How do you prune bamboo?

Bamboo pruning involves two tasks: thinning old canes (cut at ground level with loppers or a saw) and managing new shoots during shooting season (cut unwanted sprouts to the ground before they harden). Always cut canes at ground level -- never cut midway up, as the stub will die and look unsightly.

When should you cut back bamboo?

The best time to cut back bamboo canes is in late winter or early spring before the shooting season begins. New shoots can be managed throughout the 4 to 8-week shooting season in spring. Avoid major cutting during active summer growth.

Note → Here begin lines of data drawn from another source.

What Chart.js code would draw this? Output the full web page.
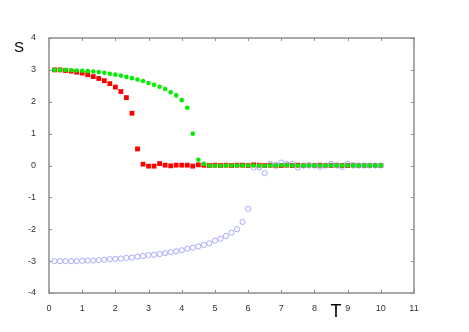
<!DOCTYPE html>
<html>
<head>
<meta charset="utf-8">
<script src="https://cdn.jsdelivr.net/npm/chart.js@4/dist/chart.umd.min.js"></script>
<style>
html,body{margin:0;padding:0;background:#fff;}
#wrap{width:469px;height:332px;}
</style>
</head>
<body>
<div id="wrap"><canvas id="c" width="469" height="332"></canvas></div>
<script>
const T = [0.167,0.333,0.5,0.667,0.833,1,1.167,1.333,1.5,1.667,1.833,2,2.167,2.333,2.5,2.667,2.833,3,3.167,3.333,3.5,3.667,3.833,4,4.167,4.333,4.5,4.667,4.833,5,5.167,5.333,5.5,5.667,5.833,6,6.167,6.333,6.5,6.667,6.833,7,7.167,7.333,7.5,7.667,7.833,8,8.167,8.333,8.5,8.667,8.833,9,9.167,9.333,9.5,9.667,9.833,10];

const redS = [3.0,3.0,2.98,2.96,2.93,2.90,2.85,2.79,2.73,2.66,2.57,2.46,2.32,2.13,1.64,0.52,0.04,-0.02,-0.02,0.06,0.01,-0.01,0.01,0.01,0.01,-0.02,0.02,0.01,
  0.0,0.01,0.0,0.01,0.0,0.01,0.01,0.0,0.02,0.01,0.0,0.01,-0.01,0.0,0.01,0.0,0.01,0.0,0.01,0.0,0.01,0.0,0.0,0.01,0.0,0.0,0.01,0.0,0.0,0.0,0.0,0.0];

const greenS = [3.0,3.0,3.0,2.99,2.98,2.97,2.96,2.95,2.93,2.91,2.88,2.85,2.82,2.78,2.74,2.70,2.65,2.59,2.53,2.47,2.40,2.30,2.20,2.05,1.81,1.00,0.18,0.05,-0.01,-0.01,
  -0.01,0.0,0.0,0.0,0.0,0.0,0.0,0.0,-0.01,0.0,0.0,0.01,0.01,0.0,0.0,0.0,0.0,0.0,0.0,0.0,0.0,0.0,0.0,0.0,0.0,0.0,0.0,0.0,0.0,0.0];

const blueS = [-3.0,-3.0,-3.0,-3.0,-3.0,-2.99,-2.98,-2.98,-2.97,-2.96,-2.94,-2.93,-2.92,-2.90,-2.89,-2.86,-2.84,-2.81,-2.80,-2.78,-2.75,-2.72,-2.69,-2.66,-2.61,-2.58,-2.54,-2.49,-2.44,-2.36,-2.30,-2.21,-2.11,-2.0,-1.77,-1.36,
  -0.06,-0.06,-0.24,0.05,0.02,0.09,0.05,0.05,-0.06,0.0,0.0,0.0,-0.04,0.0,0.05,0.0,-0.04,0.05,0.0,0.0,0.0,0.0,0.0,0.0];

const xTicks = [0,1,2,3,4,5,6,7,8,9,10,11];
const yTicks = [-4,-3,-2,-1,0,1,2,3,4];

function pts(ys){ return T.map((t,i)=>({x:t,y:ys[i]})); }

const framePlugin = {
  id:'frame',
  beforeDatasetsDraw(chart){
    const {ctx, chartArea:a, scales} = chart;
    ctx.save();
    ctx.strokeStyle = '#8c8c8c';
    ctx.lineWidth = 1.5;
    ctx.strokeRect(a.left, a.top, a.right-a.left, a.bottom-a.top);
    ctx.lineWidth = 1;
    ctx.beginPath();
    const L = 3;
    xTicks.forEach(v=>{
      const px = Math.round(scales.x.getPixelForValue(v))+0.5;
      ctx.moveTo(px, a.bottom); ctx.lineTo(px, a.bottom-L);
      ctx.moveTo(px, a.top); ctx.lineTo(px, a.top+L);
    });
    yTicks.forEach(v=>{
      const py = Math.round(scales.y.getPixelForValue(v))+0.5;
      ctx.moveTo(a.left, py); ctx.lineTo(a.left+L, py);
      ctx.moveTo(a.right, py); ctx.lineTo(a.right-L, py);
    });
    ctx.stroke();
    ctx.restore();
  },
  afterDraw(chart){
    const ctx = chart.ctx;
    ctx.save();
    ctx.fillStyle = '#000';
    ctx.textAlign = 'center';
    ctx.textBaseline = 'middle';
    ctx.font = '15px "Liberation Sans", Arial, sans-serif';
    ctx.fillText('S', 19, 48);
    ctx.font = '18px "Liberation Sans", Arial, sans-serif';
    ctx.fillText('T', 336, 312);
    ctx.restore();
  }
};

new Chart(document.getElementById('c'), {
  type:'scatter',
  data:{
    datasets:[
      {label:'red', data:pts(redS), pointStyle:'rect', pointRadius:3.4, backgroundColor:'#ff0000', borderColor:'#ff0000', borderWidth:0, order:3},
      {label:'blue', data:pts(blueS), pointStyle:'circle', pointRadius:2.6, backgroundColor:'rgba(0,0,0,0)', borderColor:'#a8a8ff', borderWidth:1, order:2},
      {label:'green', data:pts(greenS), pointStyle:'circle', pointRadius:2.3, backgroundColor:'#00ee00', borderColor:'#00ee00', borderWidth:0, order:1}
    ]
  },
  options:{
    responsive:false,
    animation:false,
    events:[],
    layout:{padding:{left:0, right:55, top:38, bottom:0}},
    plugins:{legend:{display:false}, tooltip:{enabled:false}},
    scales:{
      x:{
        type:'linear', min:0, max:11,
        afterBuildTicks(s){ s.ticks = xTicks.map(v=>({value:v})); },
        afterFit(s){ s.height = 39; },
        grid:{display:false},
        border:{display:false},
        ticks:{font:{size:9, family:'"Liberation Sans", Arial, sans-serif'}, color:'#333', padding:2, maxRotation:0}
      },
      y:{
        type:'linear', min:-4, max:4,
        afterBuildTicks(s){ s.ticks = yTicks.map(v=>({value:v})); },
        afterFit(s){ s.width = 49; },
        grid:{display:false},
        border:{display:false},
        ticks:{font:{size:9, family:'"Liberation Sans", Arial, sans-serif'}, color:'#333', padding:5}
      }
    }
  },
  plugins:[framePlugin]
});
</script>
</body>
</html>
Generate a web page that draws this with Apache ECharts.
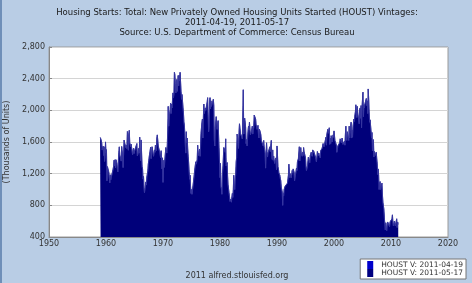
<!DOCTYPE html>
<html><head><meta charset="utf-8">
<script src="https://cdn.jsdelivr.net/npm/echarts@6/dist/echarts.min.js"></script>
<style>html,body{margin:0;padding:0;background:#b9cde5;}#c{width:472px;height:283px;box-sizing:border-box;border-left:2px solid #6f8fb8;}</style>
</head><body><div id="c"></div>
<script>
const titleLines = ["Housing Starts: Total: New Privately Owned Housing Units Started (HOUST) Vintages:", "2011-04-19, 2011-05-17", "Source: U.S. Department of Commerce: Census Bureau"];
const yAxisName = "(Thousands of Units)";
const footer = "2011 alfred.stlouisfed.org";
const seriesNames = ["HOUST V: 2011-04-19", "HOUST V: 2011-05-17"];
const xTicks = [1950, 1960, 1970, 1980, 1990, 2000, 2010, 2020];
const yTicks = [400, 800, 1200, 1600, 2000, 2400, 2800];
const startYear = 1959;
// monthly values, thousands of units (one row per year)
const monthly = [
1657,1667,1620,1590,1498,1503,1547,1430,1540,1355,1416,1601,
1460,1503,1109,1289,1266,1260,1215,1221,1084,1186,1122,1108,
1178,1198,1230,1240,1292,1370,1300,1376,1273,1376,1380,1327,
1259,1223,1359,1470,1539,1438,1440,1462,1359,1543,1524,1434,
1277,1435,1624,1593,1588,1570,1528,1561,1517,1733,1704,1496,
1688,1747,1592,1571,1540,1573,1556,1481,1440,1493,1520,1454,
1437,1505,1482,1486,1486,1580,1424,1422,1465,1520,1460,1661,
1461,1364,1626,1447,1290,1260,1131,1164,1027,960,984,978,
1096,1056,1160,1176,1235,1320,1365,1415,1422,1425,1535,1390,
1400,1540,1500,1520,1420,1450,1500,1470,1560,1580,1490,1650,
1690,1710,1550,1560,1550,1470,1470,1400,1490,1380,1260,1400,
1090,1270,1370,1280,1390,1380,1530,1540,1460,1560,1750,2050,
1800,1800,1960,2010,2090,1960,2080,2030,2050,2220,2160,2200,
2480,2450,2340,2220,2250,2390,2240,2340,2440,2310,2440,2370,
2480,2460,2240,2140,2200,2180,2190,1970,1860,1810,1700,1560,
1460,1730,1590,1650,1520,1420,1340,1230,1130,1180,1040,950,
1000,940,990,990,1090,1090,1200,1260,1250,1350,1320,1300,
1380,1560,1460,1430,1480,1510,1420,1530,1710,1720,1850,1890,
1650,1920,2080,1960,1960,2030,2000,2010,2070,2110,2160,2170,
1730,1780,2090,2160,2020,2120,2050,2030,2070,2070,2140,2060,
1630,1550,1780,1790,1920,1910,1760,1760,1870,1690,1530,1530,
1150,1330,1040,1010,940,1180,1270,1390,1530,1520,1530,1470,
1640,1300,1310,1340,1170,1060,1040,960,910,850,870,880,
840,910,950,900,1000,1180,1050,1000,1120,1190,1350,1400,
1700,1710,1610,1520,1720,1830,1780,1710,1690,1710,1730,1640,
1940,2260,1700,1860,1900,1850,1780,1580,1630,1550,1650,1740,
1800,1750,1850,1850,1690,1710,1730,1720,1800,1700,1750,1780,
1940,1960,1920,1890,1820,1800,1760,1740,1810,1690,1650,1760,
1770,1720,1690,1620,1640,1610,1620,1550,1620,1540,1540,1460,
1270,1460,1590,1480,1410,1460,1440,1460,1450,1540,1480,1560,
1620,1420,1380,1500,1370,1420,1370,1330,1370,1350,1400,1250,
1550,1440,1290,1260,1210,1230,1180,1140,1110,1030,1030,970,
800,950,920,1000,1000,1040,1040,1050,1030,1050,1080,1090,
1180,1320,1230,1150,1200,1200,1150,1190,1240,1210,1260,1280,
1220,1110,1110,1190,1230,1270,1240,1350,1330,1390,1400,1540,
1360,1380,1530,1460,1460,1420,1470,1430,1530,1480,1470,1460,
1400,1300,1240,1260,1290,1290,1410,1400,1400,1340,1430,1420,
1470,1480,1420,1500,1460,1490,1480,1490,1510,1410,1380,1350,
1360,1480,1500,1430,1460,1430,1450,1400,1490,1480,1490,1520,
1530,1580,1580,1540,1560,1600,1590,1660,1560,1700,1680,1760,
1760,1710,1780,1570,1650,1580,1680,1640,1600,1610,1690,1660,
1740,1680,1620,1620,1600,1560,1470,1500,1550,1550,1530,1540,
1590,1640,1640,1620,1590,1650,1630,1570,1560,1560,1610,1560,
1700,1800,1650,1620,1730,1690,1660,1620,1800,1650,1730,1790,
1850,1650,1750,1660,1800,1840,1890,1860,1940,1980,2070,2050,
1910,2050,1970,1960,1980,1830,2000,2030,1900,2060,1780,2040,
2140,2230,1920,2070,2030,2080,2060,2100,2150,2060,2120,1960,
2270,2150,1980,1850,1880,1810,1740,1650,1720,1490,1570,1630,
1410,1480,1490,1490,1430,1470,1390,1330,1190,1260,1180,1000,
1070,1100,1000,1010,980,1080,930,840,820,750,650,560,
490,580,520,480,550,590,590,600,590,530,590,580,
610,600,630,680,590,540,550,600,600,540,550,520,
630,520,590,560
];
const data = monthly.map((v, i) => [startYear + i / 12, v]);
const chart = echarts.init(document.getElementById('c'), null, {renderer: 'canvas'});
const font = 'DejaVu Sans';
chart.setOption({
  animation: false,
  backgroundColor: '#b9cde5',
  title: {
    text: titleLines.join('\n'), left: 'center', top: 3,
    textStyle: {fontFamily: font, fontSize: 8.5, fontWeight: 'normal', color: '#1a1a1a', lineHeight: 10}
  },
  grid: {left: 47, right: 24, top: 47, bottom: 46, outerBoundsMode: 'none', containLabel: false, show: true, backgroundColor: '#fff', borderColor: '#9a9a9a', borderWidth: 1},
  xAxis: {
    type: 'value', min: xTicks[0], max: xTicks[xTicks.length - 1], interval: 10,
    axisLine: {lineStyle: {color: '#888'}}, axisTick: {show: false}, splitLine: {show: false},
    axisLabel: {fontFamily: font, fontSize: 8, color: '#333', margin: 3, formatter: v => String(v)}
  },
  yAxis: {
    type: 'value', min: yTicks[0], max: yTicks[yTicks.length - 1], interval: 400,
    name: yAxisName, nameLocation: 'middle', nameGap: 33, nameRotate: 90,
    nameTextStyle: {fontFamily: font, fontSize: 8, color: '#333'},
    axisLine: {show: true, lineStyle: {color: '#888'}}, axisTick: {show: true, length: 3, inside: true, lineStyle: {color: '#888'}},
    splitLine: {lineStyle: {color: '#d4d4d4', width: 1}},
    axisLabel: {fontFamily: font, fontSize: 8, color: '#333', margin: 4, formatter: v => v.toLocaleString('en-US')}
  },
  legend: {
    orient: 'vertical', right: 6, bottom: 4, itemWidth: 6, itemHeight: 8, itemGap: 0,
    backgroundColor: '#fff', borderColor: '#777', borderWidth: 1, padding: [2, 3, 2, 7],
    textStyle: {fontFamily: font, fontSize: 7.5, color: '#333', padding: [0, 0, 0, 3]},
    data: seriesNames.map(n => ({name: n, icon: 'rect'}))
  },
  graphic: [{type: 'text', left: 'center', bottom: 3, style: {text: footer, font: '8px "DejaVu Sans"', fill: '#333'}}],
  series: seriesNames.map((n, k) => ({
    name: n, type: 'line', data: data, showSymbol: false, symbol: 'none',
    color: k === 0 ? '#0000cc' : '#000080',
    lineStyle: {color: '#3535a0', width: 0.8},
    areaStyle: {color: '#00007a', opacity: 1, origin: 'start'}
  }))
});
</script></body></html>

Does bamboo die in winter?

Most running bamboo species are cold-hardy and do not die in winter. The rhizome network remains alive underground regardless of what happens to the foliage. In severe winters, foliage may brown and die back, but the plant regenerates from rhizomes in spring.

Does bamboo rot?

Living bamboo culms do not rot. Dead culms -- those that have completed their 10 to 15-year natural lifespan -- will eventually deteriorate. Remove dead canes as part of annual thinning to keep the grove healthy and attractive.

How long can bamboo live?

A bamboo grove can live for many decades to centuries. Individual culms live 10 to 15 years before dying and being replaced by new growth from the rhizome system. The rhizome network itself can persist indefinitely with adequate water and nutrients.